* REQUIRED TASK: Your task is to locate every line holding the string "Python" and to copy each of them.

=== INPUT ROWS ===

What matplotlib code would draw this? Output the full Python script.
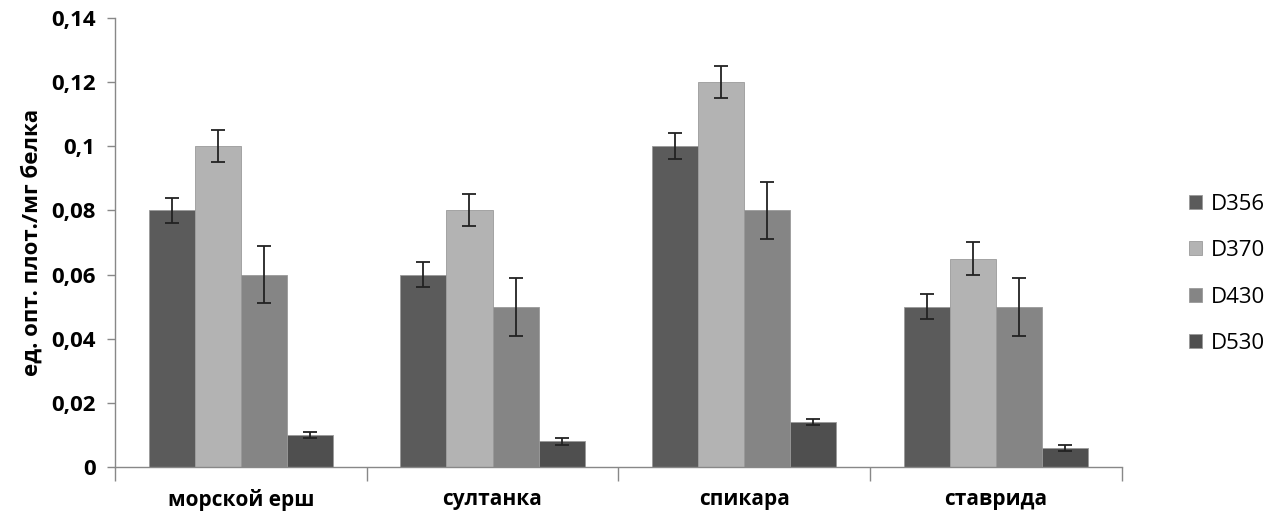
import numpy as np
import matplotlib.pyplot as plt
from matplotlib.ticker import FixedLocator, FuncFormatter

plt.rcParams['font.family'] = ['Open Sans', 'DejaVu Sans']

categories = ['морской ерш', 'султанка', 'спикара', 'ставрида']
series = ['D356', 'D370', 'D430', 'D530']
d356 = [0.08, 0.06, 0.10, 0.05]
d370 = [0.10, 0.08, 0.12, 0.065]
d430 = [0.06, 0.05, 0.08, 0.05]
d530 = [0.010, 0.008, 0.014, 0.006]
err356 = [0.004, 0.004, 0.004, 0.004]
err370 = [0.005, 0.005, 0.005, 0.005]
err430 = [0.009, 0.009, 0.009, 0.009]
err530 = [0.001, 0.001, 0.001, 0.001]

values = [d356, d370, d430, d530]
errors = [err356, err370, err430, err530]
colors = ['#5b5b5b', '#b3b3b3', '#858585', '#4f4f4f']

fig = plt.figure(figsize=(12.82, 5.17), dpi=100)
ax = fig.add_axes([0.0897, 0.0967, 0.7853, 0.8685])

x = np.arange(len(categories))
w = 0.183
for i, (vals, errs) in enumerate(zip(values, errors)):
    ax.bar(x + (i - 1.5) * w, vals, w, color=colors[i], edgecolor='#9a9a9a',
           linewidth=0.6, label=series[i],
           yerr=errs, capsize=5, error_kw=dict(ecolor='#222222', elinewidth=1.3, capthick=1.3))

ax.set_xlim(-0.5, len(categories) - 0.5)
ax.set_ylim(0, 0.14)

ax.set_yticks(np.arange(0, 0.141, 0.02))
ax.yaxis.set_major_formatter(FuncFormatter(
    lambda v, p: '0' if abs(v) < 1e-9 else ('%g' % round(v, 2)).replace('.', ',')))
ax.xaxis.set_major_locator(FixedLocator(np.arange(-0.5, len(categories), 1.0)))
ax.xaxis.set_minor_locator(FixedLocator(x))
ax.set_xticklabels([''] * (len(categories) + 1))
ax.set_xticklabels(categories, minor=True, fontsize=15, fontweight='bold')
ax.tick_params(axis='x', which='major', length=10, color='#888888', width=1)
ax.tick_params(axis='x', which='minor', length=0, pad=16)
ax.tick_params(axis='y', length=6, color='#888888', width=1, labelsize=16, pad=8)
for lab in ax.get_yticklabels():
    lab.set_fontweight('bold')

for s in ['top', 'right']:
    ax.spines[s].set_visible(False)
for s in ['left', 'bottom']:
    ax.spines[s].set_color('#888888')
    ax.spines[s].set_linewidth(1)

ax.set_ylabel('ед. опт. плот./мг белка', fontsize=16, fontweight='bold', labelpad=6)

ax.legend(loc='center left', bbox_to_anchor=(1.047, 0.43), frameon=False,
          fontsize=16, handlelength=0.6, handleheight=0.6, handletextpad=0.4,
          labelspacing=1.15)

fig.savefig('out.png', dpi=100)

===
=== INPUT ROWS ===

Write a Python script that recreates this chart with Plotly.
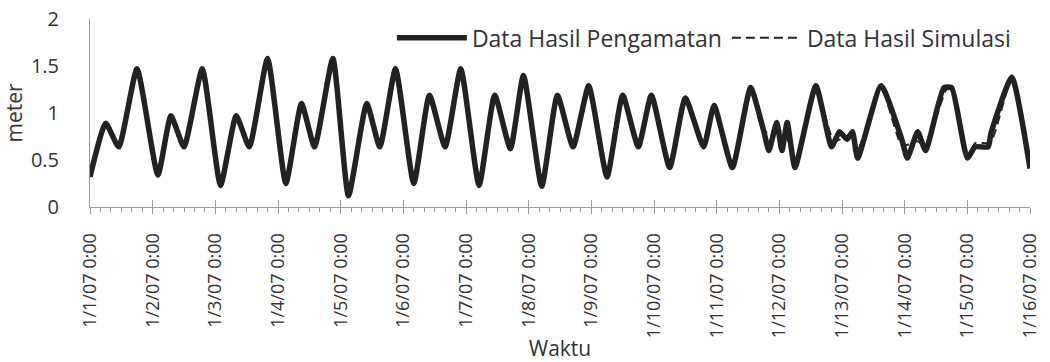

===
=== INPUT ROWS ===

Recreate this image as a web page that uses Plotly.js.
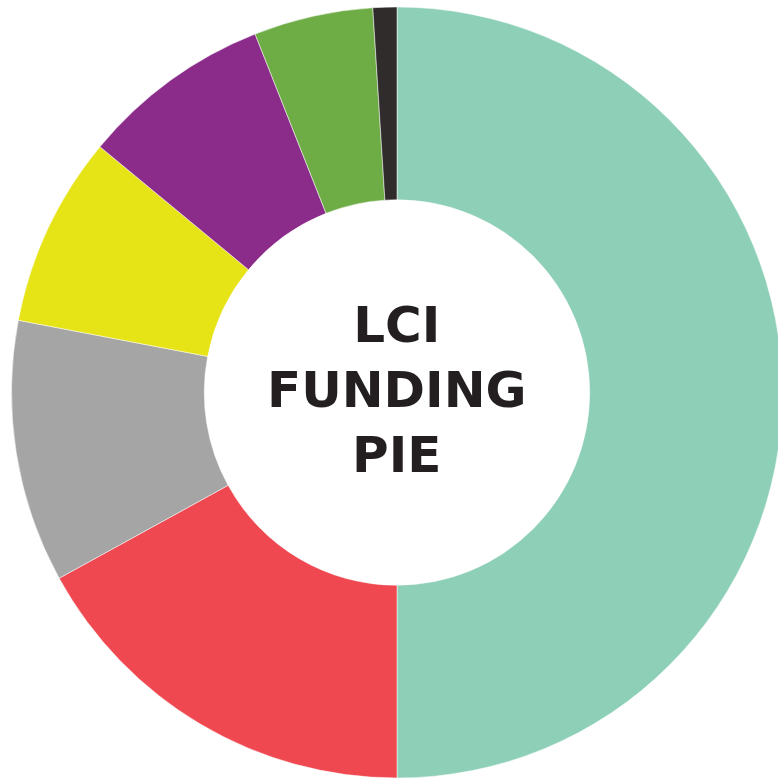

===

* RESULT OF THE TASK:
What matplotlib code would draw this? Output the full Python script.
Write a Python script that recreates this chart with Plotly.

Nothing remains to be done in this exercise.